Mohamed Elshinawy, 30, received almost $9,000 from ISIS operatives in 2015 and was instructed to use it for “operational purposes.” Elshinawy never carried out an attack, but under the plea deal between Elshinawy and the state, he admitted to asking how to get or build an explosive device, according to the complaint.
Elshinawy had described his “love of jihad, his desire to eliminate ‘the bastards,’ and his commitment to breaking the Cross” in conversations over social media, as well as telling his brother about a dream in which he went to a church and shot people.
He had previously pleaded not guilty and had told the FBI that he never intended to use the money to carry out an attack. He claimed that he was only trying to make money by taking it from “thieves.”
“He portrayed himself as somebody who was simply trying to scam some money from ISIL,” the complaint reads. “He touted his success at having taken ISIL’s money and felt his efforts should be applauded.

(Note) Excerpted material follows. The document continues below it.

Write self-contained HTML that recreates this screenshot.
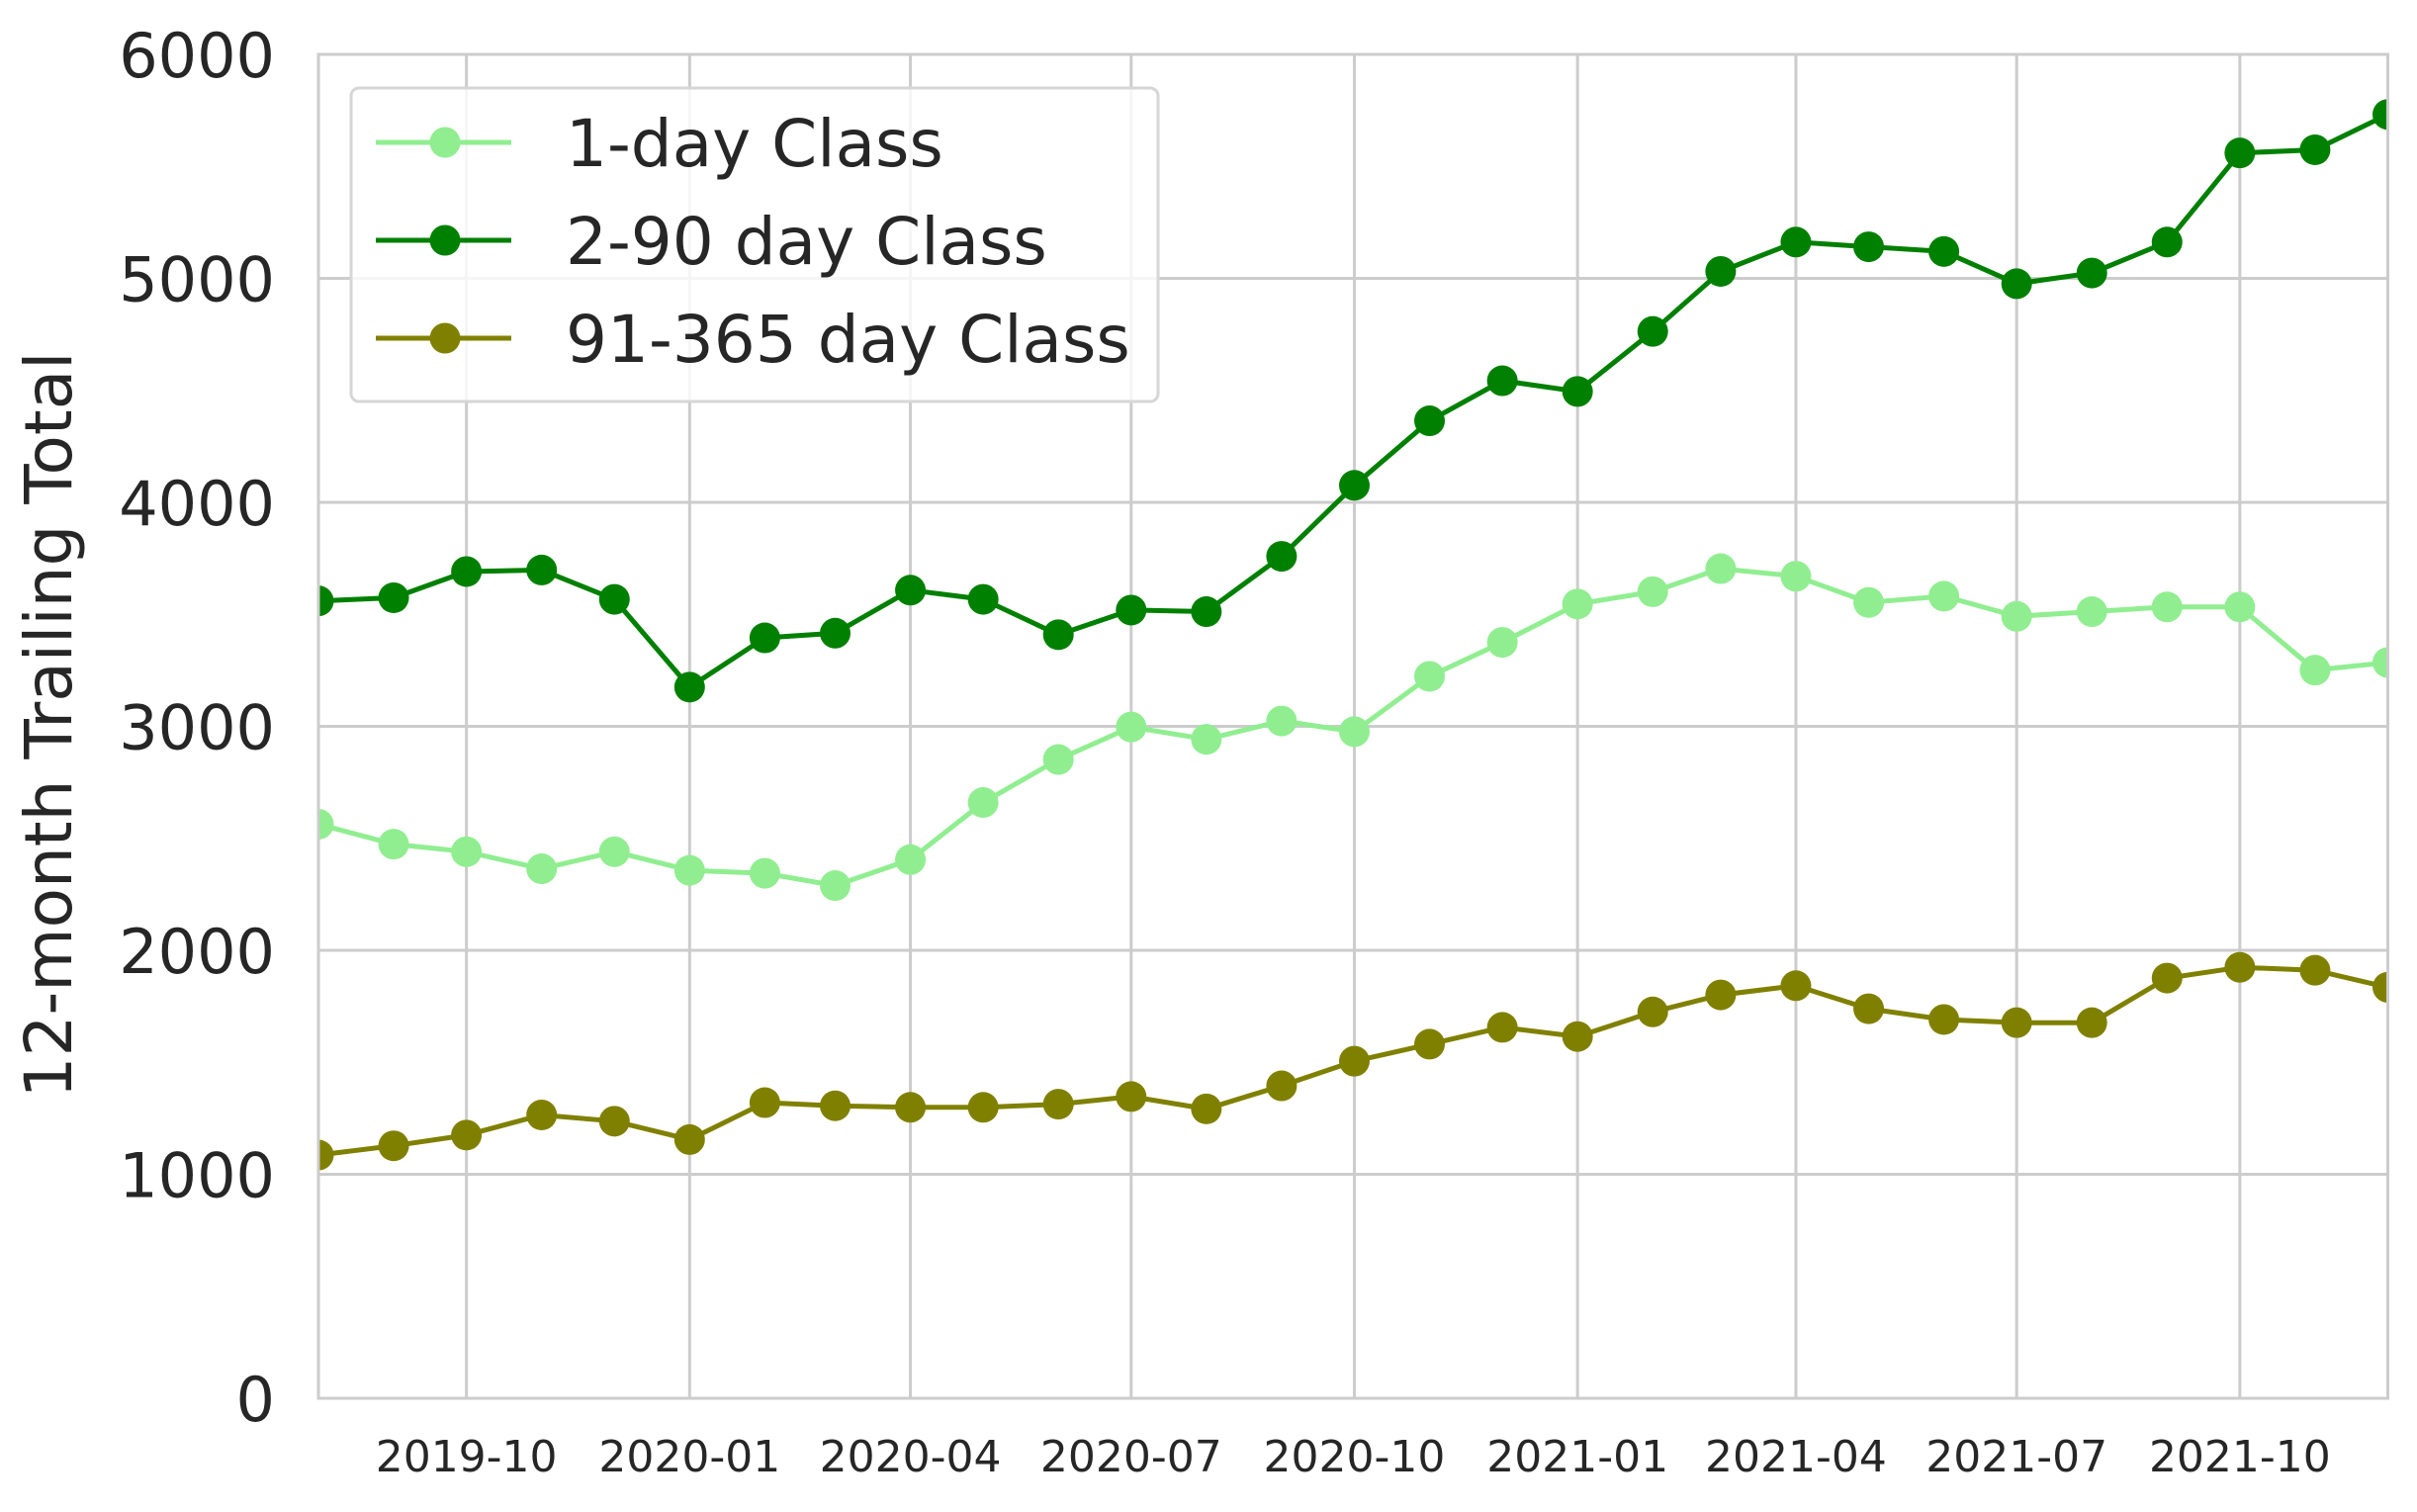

He thought he should be offered a job to work with the FBI to identify ISIL’s money network.”
In social media conversations during February 2015, Elshinawy pledged allegiance to ISIS. He said that “he was a soldier of the state but temporarily away” and added that “his soul was over there with the jihadists and every time he saw the news, he smiled.” The FBI believes that he was referring to the execution of 21 Egyptian nationals and ISIS’s territorial gains, which were in the news at the time.
Elshinawy is the second Maryland man to be charged with attempting to aid ISIS. In October, a federal grand jury indicted Nelash Mohamed Das on charges of plotting to support ISIS and murder a U.S. soldier, according to the Justice Department.